* **TASK DIRECTIONS**: Where a line holds the string "chart", return that line.

* **MATERIAL SHOWN**:
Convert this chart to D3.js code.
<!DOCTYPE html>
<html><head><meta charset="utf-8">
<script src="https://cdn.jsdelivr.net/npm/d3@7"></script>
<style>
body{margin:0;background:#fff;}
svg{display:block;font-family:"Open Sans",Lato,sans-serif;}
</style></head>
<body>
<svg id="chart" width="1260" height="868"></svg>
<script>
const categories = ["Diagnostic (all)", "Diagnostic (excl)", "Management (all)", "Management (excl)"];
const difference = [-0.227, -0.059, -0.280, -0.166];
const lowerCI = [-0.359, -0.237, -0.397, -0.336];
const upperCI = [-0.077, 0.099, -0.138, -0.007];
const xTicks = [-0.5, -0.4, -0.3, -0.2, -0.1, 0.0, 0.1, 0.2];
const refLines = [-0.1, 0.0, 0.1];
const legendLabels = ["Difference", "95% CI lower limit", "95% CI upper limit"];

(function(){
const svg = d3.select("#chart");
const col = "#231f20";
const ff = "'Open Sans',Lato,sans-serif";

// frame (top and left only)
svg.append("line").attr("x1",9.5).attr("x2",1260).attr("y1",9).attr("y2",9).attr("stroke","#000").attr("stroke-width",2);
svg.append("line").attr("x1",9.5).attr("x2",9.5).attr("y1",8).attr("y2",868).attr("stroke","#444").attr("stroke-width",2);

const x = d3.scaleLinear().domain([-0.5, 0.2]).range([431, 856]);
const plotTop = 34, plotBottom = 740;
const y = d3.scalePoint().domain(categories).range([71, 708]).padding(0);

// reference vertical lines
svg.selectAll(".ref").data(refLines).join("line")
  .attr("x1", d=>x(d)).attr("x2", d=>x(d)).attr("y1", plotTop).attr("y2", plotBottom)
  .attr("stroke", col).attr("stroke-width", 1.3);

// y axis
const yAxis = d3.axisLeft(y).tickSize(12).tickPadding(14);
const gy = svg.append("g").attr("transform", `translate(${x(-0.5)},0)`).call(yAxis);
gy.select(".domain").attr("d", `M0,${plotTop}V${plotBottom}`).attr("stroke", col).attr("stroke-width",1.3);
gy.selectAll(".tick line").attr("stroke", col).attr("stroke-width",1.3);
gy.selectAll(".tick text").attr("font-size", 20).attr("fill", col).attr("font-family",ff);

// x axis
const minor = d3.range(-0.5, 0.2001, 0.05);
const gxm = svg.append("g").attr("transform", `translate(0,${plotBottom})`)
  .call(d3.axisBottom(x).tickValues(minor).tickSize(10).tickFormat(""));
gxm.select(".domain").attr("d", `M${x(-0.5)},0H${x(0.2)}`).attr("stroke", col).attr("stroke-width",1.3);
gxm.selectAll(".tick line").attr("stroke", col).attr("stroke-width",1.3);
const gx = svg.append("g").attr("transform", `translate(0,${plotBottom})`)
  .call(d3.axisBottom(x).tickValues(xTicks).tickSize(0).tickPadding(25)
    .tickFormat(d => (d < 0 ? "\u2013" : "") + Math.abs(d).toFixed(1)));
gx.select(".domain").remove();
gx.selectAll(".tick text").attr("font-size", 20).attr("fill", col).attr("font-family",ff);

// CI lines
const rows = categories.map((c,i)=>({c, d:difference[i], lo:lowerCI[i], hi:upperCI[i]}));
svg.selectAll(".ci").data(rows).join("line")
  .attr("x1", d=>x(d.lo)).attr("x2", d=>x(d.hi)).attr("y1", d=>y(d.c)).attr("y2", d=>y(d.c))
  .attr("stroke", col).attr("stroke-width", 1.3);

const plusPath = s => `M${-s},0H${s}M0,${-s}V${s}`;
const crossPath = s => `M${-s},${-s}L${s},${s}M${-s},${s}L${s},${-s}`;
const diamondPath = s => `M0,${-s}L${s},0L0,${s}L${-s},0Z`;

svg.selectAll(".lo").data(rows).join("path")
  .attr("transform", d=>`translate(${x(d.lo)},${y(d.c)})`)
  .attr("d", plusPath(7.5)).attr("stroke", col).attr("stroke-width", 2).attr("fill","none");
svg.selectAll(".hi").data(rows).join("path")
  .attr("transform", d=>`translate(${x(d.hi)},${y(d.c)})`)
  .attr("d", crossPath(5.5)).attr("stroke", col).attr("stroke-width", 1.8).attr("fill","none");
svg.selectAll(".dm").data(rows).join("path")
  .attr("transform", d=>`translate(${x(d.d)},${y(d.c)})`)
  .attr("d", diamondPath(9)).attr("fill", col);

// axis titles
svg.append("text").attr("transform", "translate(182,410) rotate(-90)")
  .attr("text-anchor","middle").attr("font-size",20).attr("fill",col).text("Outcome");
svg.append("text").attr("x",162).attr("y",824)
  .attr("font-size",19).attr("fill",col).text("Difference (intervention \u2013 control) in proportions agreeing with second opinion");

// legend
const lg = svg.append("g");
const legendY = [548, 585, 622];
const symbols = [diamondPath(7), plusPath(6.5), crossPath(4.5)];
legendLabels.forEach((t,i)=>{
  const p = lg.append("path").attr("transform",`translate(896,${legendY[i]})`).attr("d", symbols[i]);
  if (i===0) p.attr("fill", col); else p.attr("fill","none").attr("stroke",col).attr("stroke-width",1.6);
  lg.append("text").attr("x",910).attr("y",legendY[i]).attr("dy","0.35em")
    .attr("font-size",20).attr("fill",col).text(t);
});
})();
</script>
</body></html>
==
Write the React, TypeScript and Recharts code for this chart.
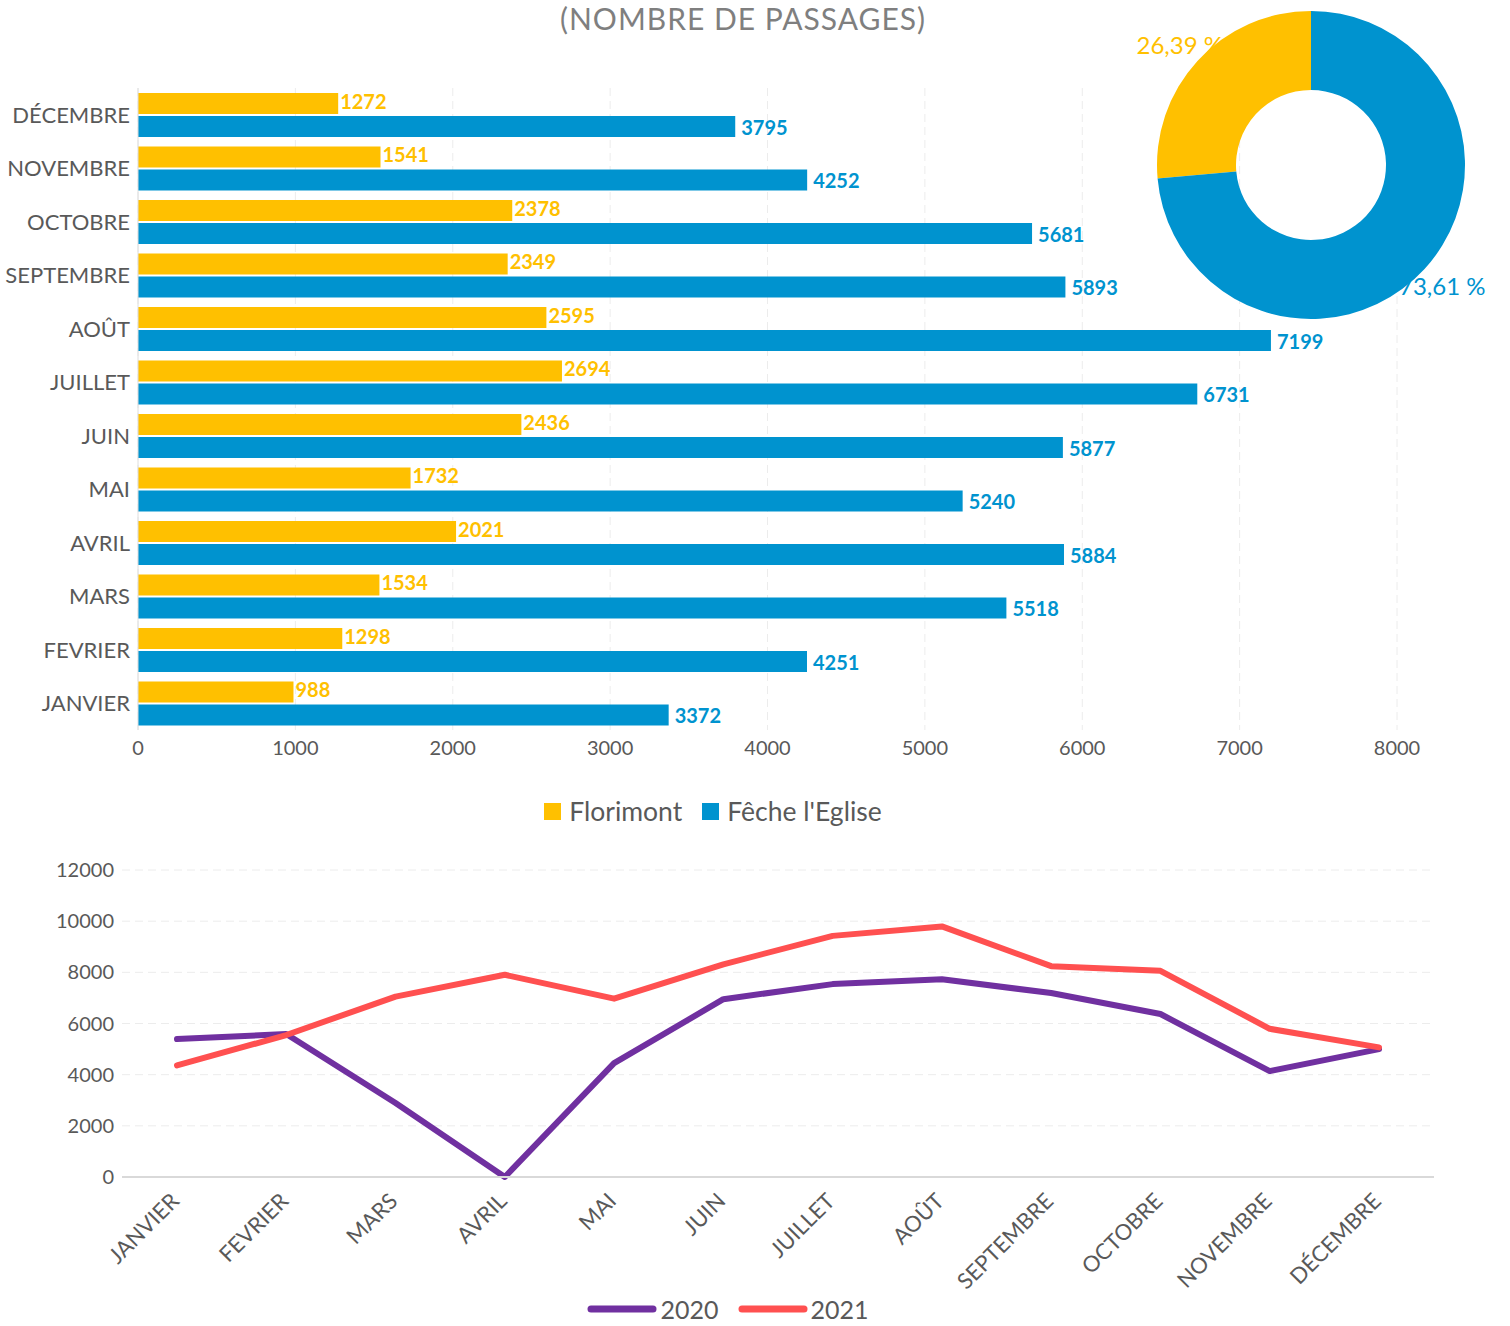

* **ANSWER TO THIS PROBLEM**:
Convert this chart to D3.js code.
<svg id="chart" width="1260" height="868"></svg>
const svg = d3.select("#chart");
Write the React, TypeScript and Recharts code for this chart.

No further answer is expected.